▶ **Exercise instructions**:
For the data that follows, report how many lines contain the word "this", and nothing else.

▶ **Recorded information**:

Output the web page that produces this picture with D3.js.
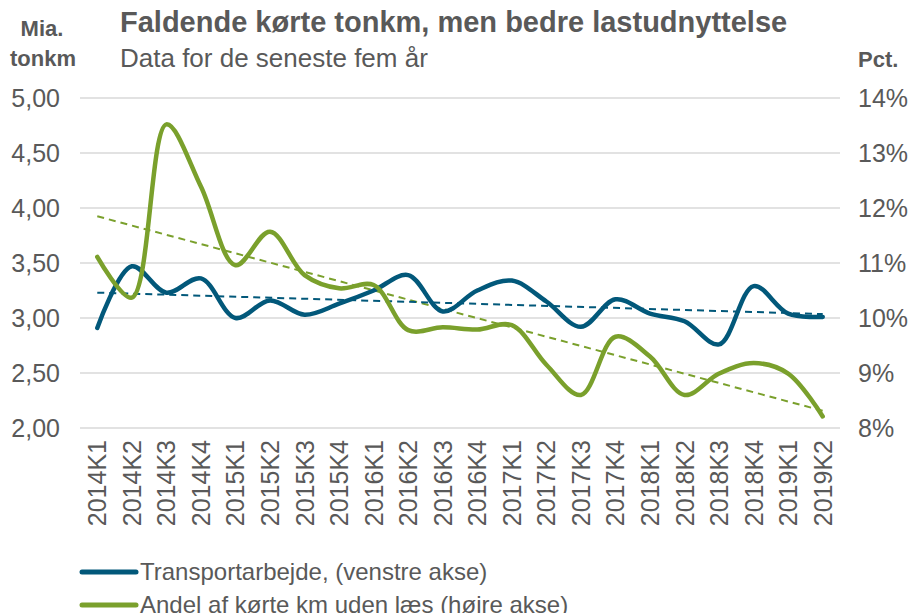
* * *
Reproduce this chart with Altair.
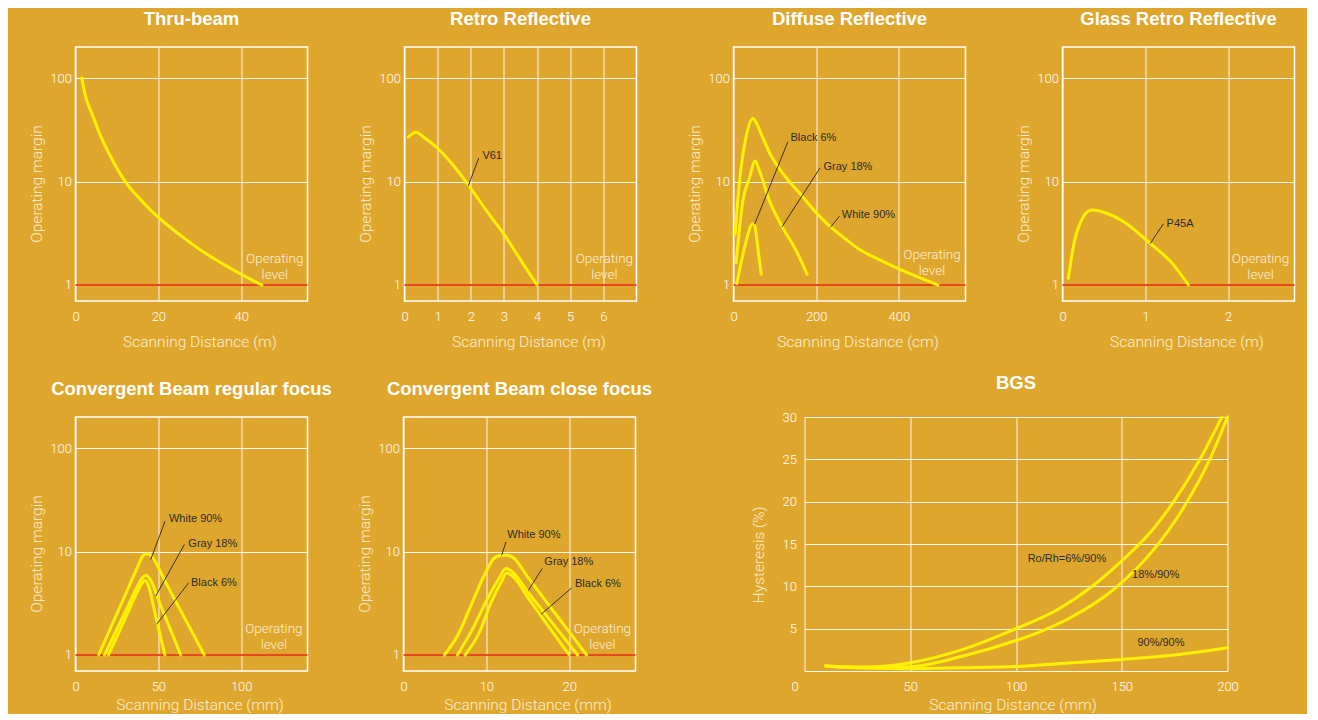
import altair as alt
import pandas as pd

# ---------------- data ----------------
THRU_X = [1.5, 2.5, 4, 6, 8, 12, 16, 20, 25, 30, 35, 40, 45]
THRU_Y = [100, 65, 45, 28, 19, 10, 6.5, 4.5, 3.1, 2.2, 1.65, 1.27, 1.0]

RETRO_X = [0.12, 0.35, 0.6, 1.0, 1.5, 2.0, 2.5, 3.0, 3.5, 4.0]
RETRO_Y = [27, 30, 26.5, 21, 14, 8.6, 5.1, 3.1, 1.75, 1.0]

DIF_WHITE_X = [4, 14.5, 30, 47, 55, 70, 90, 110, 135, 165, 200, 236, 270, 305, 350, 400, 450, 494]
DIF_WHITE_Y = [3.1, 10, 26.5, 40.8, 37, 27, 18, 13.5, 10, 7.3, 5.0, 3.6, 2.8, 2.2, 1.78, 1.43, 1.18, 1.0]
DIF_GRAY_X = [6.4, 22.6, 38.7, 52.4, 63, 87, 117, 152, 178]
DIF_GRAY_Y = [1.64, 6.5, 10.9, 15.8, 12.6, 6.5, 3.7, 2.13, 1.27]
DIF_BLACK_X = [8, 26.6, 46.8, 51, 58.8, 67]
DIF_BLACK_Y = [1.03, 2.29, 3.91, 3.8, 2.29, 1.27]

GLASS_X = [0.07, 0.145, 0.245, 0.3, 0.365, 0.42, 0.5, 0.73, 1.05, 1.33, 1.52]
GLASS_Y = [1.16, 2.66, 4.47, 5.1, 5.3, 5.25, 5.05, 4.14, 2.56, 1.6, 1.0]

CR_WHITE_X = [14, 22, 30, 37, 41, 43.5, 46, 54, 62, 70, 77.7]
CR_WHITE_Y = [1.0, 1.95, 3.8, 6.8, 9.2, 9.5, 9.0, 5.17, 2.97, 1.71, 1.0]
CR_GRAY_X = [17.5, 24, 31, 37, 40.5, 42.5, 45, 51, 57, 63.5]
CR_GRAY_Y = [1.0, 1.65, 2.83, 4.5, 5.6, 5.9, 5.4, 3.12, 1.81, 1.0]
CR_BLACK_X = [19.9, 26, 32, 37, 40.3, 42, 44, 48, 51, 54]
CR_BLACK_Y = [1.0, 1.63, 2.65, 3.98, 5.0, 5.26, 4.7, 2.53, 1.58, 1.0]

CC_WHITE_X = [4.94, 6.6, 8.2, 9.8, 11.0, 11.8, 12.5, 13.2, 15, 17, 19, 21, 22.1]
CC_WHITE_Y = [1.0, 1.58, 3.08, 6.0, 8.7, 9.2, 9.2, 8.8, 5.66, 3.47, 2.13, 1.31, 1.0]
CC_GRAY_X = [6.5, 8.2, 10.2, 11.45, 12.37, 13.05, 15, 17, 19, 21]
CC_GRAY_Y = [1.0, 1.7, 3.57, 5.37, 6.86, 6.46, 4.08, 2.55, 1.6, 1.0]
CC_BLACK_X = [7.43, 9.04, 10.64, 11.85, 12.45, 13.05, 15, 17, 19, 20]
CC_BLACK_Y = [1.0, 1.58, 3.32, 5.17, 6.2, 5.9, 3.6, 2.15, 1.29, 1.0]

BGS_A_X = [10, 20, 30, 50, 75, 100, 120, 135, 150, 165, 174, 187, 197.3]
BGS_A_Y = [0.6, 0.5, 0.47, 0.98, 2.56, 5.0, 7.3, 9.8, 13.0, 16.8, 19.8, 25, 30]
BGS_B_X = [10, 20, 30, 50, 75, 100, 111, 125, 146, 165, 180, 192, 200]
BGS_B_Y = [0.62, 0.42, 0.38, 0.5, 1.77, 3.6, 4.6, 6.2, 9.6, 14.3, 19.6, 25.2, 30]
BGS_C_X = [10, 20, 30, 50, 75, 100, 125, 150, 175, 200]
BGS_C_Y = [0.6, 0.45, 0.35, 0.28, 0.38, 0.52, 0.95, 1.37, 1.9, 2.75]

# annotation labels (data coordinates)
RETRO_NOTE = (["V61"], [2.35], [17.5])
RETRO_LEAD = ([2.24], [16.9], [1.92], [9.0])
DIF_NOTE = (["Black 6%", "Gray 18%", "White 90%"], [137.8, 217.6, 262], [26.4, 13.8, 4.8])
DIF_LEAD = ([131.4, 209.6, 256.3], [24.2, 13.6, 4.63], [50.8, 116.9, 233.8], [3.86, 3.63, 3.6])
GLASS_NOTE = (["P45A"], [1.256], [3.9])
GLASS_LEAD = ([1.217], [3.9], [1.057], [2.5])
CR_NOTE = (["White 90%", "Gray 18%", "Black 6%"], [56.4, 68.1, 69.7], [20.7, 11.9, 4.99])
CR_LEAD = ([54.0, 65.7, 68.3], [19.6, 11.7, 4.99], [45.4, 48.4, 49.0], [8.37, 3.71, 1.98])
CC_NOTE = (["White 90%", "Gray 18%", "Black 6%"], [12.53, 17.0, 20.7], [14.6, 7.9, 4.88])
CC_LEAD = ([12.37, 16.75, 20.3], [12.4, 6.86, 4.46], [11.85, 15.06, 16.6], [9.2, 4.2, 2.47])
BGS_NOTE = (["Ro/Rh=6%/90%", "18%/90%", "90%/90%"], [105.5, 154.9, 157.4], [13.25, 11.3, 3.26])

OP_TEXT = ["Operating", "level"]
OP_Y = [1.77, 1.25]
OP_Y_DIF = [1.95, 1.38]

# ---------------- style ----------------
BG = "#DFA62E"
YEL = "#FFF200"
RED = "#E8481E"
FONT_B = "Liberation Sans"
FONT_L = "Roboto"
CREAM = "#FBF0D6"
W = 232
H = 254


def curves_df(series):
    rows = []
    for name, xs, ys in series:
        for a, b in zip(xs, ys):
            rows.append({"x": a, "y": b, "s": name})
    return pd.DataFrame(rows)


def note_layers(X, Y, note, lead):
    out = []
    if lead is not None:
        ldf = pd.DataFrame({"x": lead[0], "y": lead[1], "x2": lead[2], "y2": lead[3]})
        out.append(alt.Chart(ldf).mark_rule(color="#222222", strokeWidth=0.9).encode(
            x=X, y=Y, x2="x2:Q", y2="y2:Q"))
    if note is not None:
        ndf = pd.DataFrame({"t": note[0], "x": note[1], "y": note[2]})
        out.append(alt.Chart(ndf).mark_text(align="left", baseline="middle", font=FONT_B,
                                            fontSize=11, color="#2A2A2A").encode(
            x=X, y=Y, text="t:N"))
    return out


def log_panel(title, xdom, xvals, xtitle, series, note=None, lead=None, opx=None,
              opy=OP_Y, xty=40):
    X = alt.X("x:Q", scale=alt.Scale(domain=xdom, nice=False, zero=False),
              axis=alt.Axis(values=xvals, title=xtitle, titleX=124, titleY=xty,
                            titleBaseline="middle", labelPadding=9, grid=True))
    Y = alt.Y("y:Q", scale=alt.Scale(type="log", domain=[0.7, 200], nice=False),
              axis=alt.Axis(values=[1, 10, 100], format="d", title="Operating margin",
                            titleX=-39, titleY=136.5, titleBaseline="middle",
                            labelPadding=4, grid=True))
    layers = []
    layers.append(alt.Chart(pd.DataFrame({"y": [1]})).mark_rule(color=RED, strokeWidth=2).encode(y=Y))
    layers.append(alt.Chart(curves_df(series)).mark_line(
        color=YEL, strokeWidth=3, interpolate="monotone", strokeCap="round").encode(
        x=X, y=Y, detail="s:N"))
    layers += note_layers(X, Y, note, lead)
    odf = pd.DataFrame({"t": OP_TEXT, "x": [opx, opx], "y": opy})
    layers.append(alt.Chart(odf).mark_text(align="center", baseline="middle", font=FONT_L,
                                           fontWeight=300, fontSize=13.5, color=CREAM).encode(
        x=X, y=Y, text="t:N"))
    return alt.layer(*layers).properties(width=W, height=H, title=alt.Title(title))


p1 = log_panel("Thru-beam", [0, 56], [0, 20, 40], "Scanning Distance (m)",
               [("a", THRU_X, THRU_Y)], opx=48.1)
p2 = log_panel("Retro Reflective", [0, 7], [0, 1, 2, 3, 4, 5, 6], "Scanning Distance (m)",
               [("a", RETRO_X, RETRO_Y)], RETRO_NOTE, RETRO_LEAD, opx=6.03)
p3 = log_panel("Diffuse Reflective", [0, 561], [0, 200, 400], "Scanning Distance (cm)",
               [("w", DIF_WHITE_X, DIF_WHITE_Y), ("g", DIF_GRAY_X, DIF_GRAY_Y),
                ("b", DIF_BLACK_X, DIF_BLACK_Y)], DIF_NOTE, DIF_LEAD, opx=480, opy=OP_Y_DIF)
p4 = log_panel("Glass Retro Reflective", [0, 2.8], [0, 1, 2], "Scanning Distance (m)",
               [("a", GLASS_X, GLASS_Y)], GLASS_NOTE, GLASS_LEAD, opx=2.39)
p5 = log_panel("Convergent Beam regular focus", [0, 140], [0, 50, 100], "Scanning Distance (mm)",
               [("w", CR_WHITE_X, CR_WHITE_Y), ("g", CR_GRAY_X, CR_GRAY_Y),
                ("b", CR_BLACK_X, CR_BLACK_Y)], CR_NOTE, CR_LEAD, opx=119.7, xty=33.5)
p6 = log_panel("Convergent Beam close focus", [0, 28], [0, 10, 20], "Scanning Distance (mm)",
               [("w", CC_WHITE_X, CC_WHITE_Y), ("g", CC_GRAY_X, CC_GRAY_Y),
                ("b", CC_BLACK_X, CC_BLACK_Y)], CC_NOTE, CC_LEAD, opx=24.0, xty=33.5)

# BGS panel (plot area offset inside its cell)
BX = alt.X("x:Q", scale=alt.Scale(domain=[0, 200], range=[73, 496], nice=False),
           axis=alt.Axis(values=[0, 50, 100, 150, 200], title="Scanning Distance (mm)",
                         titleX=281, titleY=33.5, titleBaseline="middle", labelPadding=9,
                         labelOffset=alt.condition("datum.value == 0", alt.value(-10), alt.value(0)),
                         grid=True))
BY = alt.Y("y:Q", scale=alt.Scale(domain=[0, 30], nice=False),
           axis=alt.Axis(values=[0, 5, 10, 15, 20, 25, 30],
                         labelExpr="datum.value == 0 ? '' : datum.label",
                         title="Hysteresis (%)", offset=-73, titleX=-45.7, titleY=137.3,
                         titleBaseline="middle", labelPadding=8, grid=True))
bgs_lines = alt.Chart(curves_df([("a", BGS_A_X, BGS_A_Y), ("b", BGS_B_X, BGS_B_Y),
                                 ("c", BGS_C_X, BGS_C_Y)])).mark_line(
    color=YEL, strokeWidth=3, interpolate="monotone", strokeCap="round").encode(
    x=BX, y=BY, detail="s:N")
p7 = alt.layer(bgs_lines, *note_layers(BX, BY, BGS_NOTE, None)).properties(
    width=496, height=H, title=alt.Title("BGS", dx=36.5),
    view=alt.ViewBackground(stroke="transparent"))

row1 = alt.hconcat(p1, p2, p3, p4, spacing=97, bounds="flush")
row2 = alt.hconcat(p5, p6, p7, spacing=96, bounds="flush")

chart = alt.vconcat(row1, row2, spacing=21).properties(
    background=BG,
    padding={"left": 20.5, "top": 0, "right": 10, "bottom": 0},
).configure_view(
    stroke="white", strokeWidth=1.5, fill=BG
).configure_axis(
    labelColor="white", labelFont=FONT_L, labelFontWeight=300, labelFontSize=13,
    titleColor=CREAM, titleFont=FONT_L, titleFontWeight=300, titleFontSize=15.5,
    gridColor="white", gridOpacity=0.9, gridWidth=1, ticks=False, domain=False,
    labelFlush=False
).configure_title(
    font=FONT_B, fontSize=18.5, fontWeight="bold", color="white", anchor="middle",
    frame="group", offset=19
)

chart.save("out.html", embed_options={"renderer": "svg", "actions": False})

▶ **Output**:
2